Team Saint Lucia captured 20 medals at the week-long Special Olympics World Games LA2015, which ended on Sunday night in Los Angeles, California, USA.
The tally included five gold medals, 12 silver and three bronze, in the multi-sport competition for persons dealing with intellectual disabilities.
Saint Lucia got team silver after losing to Jamaica in bocce on Monday, but Cecil Fevrier beat opponents from Israel, Gilbraltar and Hong Kong to get individual men’s gold. Jeremiah Charles got silver.
In football, Zandra Herman, Denver Monchery, Jean Paul ‘Troy’ Isidore, Travis Charlery and Austin Jeremie helped guide Saint Lucia past Spain and Switzerland to earn seven-a-side football gold.
On the track, the 4x100m men’s team of Nody Gilbert, Darwin Simon, Joshua Henry and Benvick Winifred won gold. In the men’s 200m, Joshua finished in 27.49 seconds to take the Division 35 gold.
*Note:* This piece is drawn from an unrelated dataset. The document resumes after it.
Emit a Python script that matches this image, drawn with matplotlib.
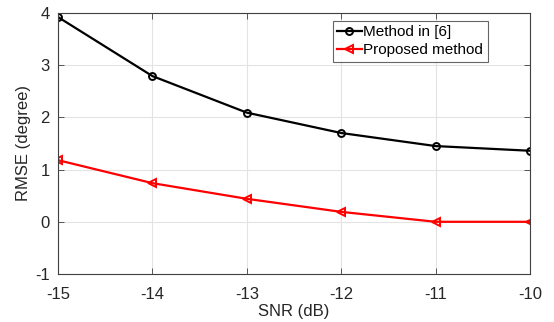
import matplotlib
matplotlib.use("Agg")
import matplotlib.pyplot as plt

snr = [-15, -14, -13, -12, -11, -10]
method6 = [3.92, 2.79, 2.09, 1.70, 1.45, 1.36]
proposed = [1.18, 0.74, 0.44, 0.19, 0.0, 0.0]
xticks = [-15, -14, -13, -12, -11, -10]
yticks = [-1, 0, 1, 2, 3, 4]

plt.rcParams['font.family'] = ['Liberation Sans', 'DejaVu Sans']
fig = plt.figure(figsize=(5.54, 3.22), dpi=100)
ax = fig.add_axes([0.1047, 0.149, 0.852, 0.811])

ax.plot(snr, method6, color='black', lw=1.6, marker='o', ms=5, mfc='none', mew=1.4, label='Method in [6]')
ax.plot(snr, proposed, color='red', lw=1.6, marker='<', ms=6, mfc='none', mew=1.4, label='Proposed method')

ax.set_xlim(-15, -10)
ax.set_ylim(-1, 4)
ax.set_xticks(xticks)
ax.set_yticks(yticks)
ax.set_xticklabels([str(t) for t in xticks])
ax.set_yticklabels([str(t) for t in yticks])
ax.grid(True, color='#e3e3e3', lw=0.8)
ax.set_axisbelow(True)
for s in ax.spines.values():
    s.set_color('#404040')
    s.set_linewidth(0.8)
ax.tick_params(direction='in', top=True, right=True, length=4, width=0.6, colors='#404040', labelsize=12, labelcolor='#262626')
ax.tick_params(axis='x', pad=9)
ax.tick_params(axis='y', pad=6)
ax.set_xlabel('SNR (dB)', fontsize=12, color='#262626', labelpad=2)
ax.set_ylabel('RMSE (degree)', fontsize=12, color='#262626', labelpad=3)

leg = ax.legend(loc='upper right', bbox_to_anchor=(0.91, 0.97), fontsize=11, frameon=True, fancybox=False,
                edgecolor='#404040', handlelength=1.6, handletextpad=0.1, borderpad=0.3, labelspacing=0.25, borderaxespad=0)
leg.get_frame().set_linewidth(0.8)

fig.savefig('out.png', dpi=100)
Benvick finished in 29.72 for Division 39 bronze, whilst Nody took Division 43 silver in 24.53 seconds.
The male team continued their prowess in the 100M with Joshua bagging a Silver medal and Darwin Simon a Bronze medal in their respective divisions. Marvin Anthony also got silver in the softball throw.
Among the ladies, Cheryl Louisy got silver in the 100m. Cheryl along with Kurshel Herman both captured silver in the 200.
The team closed out on the weekend with yet another gold medal, winning the women’s bocce doubles.
According to Junia Emmanuel-Belizaire, head of the Saint Lucia delegation, the team has been lifted by the support from back home, as they have been greatly encouraged by feedback from their compatriots during the time in Los Angeles.
“It served to motivate our athletes and coaches even more knowing there was support out in the universe” said Junia. “Comments were read to them every day to ensure they knew that our people were celebrating their achievements. They were dedicated, focussed and strong throughout all the adversities and competitions they faced, and at the end of the day received their just rewards.
“But as many of you have said our work has just began. Our struggles to get this point were enormous, and through the help of many who may not have had faith in us we excelled to reinforce our commitment to our movement.
“Today we celebrate the achievements of our Special Olympics Athletes and look forward to implementing the Unified Programme where “normal” athletes can be partners in the same arenas with persons with disabilities with the hope they too can understand and be part of a greater movement of acceptance of persons.”